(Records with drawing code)
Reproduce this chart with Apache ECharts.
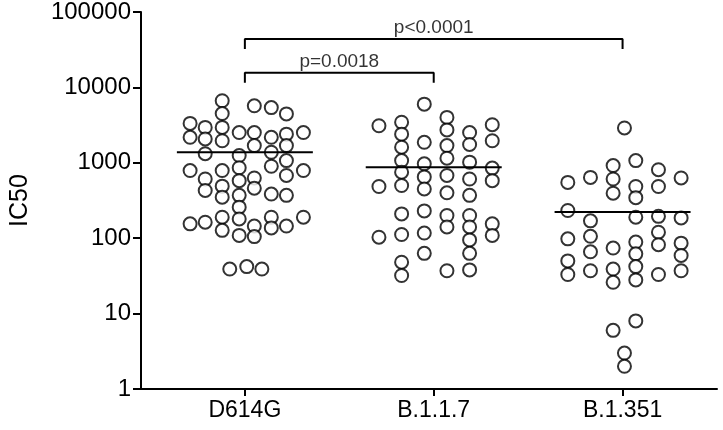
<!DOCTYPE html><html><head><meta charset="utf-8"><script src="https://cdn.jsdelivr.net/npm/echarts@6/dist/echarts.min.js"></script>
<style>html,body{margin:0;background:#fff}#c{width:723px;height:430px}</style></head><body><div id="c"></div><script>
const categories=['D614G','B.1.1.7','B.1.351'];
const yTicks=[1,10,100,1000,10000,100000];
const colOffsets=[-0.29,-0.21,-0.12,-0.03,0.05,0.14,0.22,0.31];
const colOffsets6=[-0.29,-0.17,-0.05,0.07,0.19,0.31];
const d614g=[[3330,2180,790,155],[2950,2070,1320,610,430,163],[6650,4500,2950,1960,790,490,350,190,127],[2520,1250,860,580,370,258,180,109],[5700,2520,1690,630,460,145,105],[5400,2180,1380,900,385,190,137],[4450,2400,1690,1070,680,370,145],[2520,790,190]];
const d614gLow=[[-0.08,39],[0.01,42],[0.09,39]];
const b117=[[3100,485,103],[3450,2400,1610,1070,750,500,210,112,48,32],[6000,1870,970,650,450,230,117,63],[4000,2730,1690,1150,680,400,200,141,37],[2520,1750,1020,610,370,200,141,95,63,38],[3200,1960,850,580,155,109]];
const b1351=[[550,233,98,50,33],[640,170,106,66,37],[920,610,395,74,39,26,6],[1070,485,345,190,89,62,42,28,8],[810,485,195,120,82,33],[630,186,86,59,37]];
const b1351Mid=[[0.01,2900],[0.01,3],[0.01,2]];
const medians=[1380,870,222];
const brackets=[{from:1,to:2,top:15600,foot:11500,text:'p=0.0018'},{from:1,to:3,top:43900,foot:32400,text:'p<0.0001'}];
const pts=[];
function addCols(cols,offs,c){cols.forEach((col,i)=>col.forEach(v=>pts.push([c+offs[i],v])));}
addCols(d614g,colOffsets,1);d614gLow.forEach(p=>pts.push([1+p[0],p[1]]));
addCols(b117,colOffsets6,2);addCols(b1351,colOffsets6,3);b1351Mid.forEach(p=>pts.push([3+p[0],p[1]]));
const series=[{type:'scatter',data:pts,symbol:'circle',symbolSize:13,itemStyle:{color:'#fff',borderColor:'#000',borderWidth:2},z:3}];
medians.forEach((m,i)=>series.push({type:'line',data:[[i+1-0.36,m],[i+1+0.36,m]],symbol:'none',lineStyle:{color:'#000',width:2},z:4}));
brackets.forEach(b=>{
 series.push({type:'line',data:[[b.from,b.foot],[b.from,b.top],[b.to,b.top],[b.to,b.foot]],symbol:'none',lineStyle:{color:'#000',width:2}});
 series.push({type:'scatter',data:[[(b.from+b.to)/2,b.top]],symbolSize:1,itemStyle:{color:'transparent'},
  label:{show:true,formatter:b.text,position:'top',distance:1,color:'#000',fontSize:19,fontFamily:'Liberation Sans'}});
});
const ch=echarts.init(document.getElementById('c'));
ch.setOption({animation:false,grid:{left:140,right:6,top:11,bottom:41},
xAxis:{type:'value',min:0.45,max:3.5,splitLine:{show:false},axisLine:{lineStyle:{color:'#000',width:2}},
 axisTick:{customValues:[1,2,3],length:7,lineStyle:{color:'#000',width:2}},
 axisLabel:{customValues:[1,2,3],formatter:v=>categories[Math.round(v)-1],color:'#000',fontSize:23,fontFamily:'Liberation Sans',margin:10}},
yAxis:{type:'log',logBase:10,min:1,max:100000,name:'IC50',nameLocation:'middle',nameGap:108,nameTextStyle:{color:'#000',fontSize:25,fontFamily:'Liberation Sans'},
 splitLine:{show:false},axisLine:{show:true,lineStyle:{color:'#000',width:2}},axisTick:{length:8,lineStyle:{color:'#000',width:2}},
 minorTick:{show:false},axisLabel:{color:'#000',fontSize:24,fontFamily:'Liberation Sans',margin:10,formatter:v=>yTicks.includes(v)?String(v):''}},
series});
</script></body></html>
==
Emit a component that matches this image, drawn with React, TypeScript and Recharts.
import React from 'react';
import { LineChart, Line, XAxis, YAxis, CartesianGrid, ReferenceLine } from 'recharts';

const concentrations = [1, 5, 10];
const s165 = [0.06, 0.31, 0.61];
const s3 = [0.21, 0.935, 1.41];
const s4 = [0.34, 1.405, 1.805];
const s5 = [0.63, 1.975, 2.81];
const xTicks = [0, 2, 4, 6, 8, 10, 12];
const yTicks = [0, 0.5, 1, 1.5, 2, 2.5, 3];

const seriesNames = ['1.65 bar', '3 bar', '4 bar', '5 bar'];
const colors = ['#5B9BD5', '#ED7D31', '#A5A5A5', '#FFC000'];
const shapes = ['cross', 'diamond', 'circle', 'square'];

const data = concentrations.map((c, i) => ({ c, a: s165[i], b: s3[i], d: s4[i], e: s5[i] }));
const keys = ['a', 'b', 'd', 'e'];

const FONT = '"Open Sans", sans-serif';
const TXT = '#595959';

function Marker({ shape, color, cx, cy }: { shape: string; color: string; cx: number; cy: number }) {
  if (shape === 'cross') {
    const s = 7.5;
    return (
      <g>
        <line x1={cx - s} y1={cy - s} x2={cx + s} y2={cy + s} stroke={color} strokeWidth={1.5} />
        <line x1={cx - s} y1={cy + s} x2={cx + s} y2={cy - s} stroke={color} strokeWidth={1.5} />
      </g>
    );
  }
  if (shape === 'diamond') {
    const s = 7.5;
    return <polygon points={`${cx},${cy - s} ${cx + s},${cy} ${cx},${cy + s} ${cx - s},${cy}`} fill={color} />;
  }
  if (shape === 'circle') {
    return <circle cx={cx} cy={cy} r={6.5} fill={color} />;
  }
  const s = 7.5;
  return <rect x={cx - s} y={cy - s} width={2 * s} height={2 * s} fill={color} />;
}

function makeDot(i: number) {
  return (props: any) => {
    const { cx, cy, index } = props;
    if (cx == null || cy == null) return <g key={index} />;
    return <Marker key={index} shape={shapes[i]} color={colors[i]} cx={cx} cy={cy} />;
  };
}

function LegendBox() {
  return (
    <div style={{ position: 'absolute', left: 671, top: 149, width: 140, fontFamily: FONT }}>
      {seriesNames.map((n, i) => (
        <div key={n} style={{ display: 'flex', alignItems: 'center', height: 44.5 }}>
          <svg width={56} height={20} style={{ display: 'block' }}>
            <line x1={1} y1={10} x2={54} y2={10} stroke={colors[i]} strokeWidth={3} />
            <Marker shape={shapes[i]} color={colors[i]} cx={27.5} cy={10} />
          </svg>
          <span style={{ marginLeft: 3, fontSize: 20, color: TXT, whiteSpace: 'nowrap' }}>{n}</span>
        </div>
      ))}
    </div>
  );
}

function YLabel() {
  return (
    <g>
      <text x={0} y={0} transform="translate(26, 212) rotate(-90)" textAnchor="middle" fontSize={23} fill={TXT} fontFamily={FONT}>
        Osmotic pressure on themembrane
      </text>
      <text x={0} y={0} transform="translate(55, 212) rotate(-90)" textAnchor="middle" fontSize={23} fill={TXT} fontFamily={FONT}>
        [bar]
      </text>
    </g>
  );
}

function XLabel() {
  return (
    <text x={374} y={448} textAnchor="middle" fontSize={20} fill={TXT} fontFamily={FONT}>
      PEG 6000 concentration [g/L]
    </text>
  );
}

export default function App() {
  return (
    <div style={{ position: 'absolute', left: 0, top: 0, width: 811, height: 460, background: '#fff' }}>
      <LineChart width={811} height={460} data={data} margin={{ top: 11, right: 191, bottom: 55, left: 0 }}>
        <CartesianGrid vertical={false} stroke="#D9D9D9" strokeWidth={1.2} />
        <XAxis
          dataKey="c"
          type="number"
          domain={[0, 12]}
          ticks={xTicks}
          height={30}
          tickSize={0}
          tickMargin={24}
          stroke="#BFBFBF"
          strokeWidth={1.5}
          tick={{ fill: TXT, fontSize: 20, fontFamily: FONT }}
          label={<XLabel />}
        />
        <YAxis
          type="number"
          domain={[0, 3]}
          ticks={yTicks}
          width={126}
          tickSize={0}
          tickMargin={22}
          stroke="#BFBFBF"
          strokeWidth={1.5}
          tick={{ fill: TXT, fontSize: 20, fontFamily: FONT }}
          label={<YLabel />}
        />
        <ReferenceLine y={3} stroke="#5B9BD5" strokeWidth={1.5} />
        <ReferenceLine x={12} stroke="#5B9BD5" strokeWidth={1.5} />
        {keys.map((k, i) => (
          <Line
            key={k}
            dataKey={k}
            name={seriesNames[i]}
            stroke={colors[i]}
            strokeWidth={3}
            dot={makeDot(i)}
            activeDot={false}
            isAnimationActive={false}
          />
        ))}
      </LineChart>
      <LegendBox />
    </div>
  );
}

[Problem statement] Going down the listing above, begin printing at the line with "Emit a component" and finish with the line with "YAxis, CartesianGrid, ReferenceLine", exactly as they appear.

[Correct output]
Emit a component that matches this image, drawn with React, TypeScript and Recharts.
import React from 'react';
import { LineChart, Line, XAxis, YAxis, CartesianGrid, ReferenceLine } from 'recharts';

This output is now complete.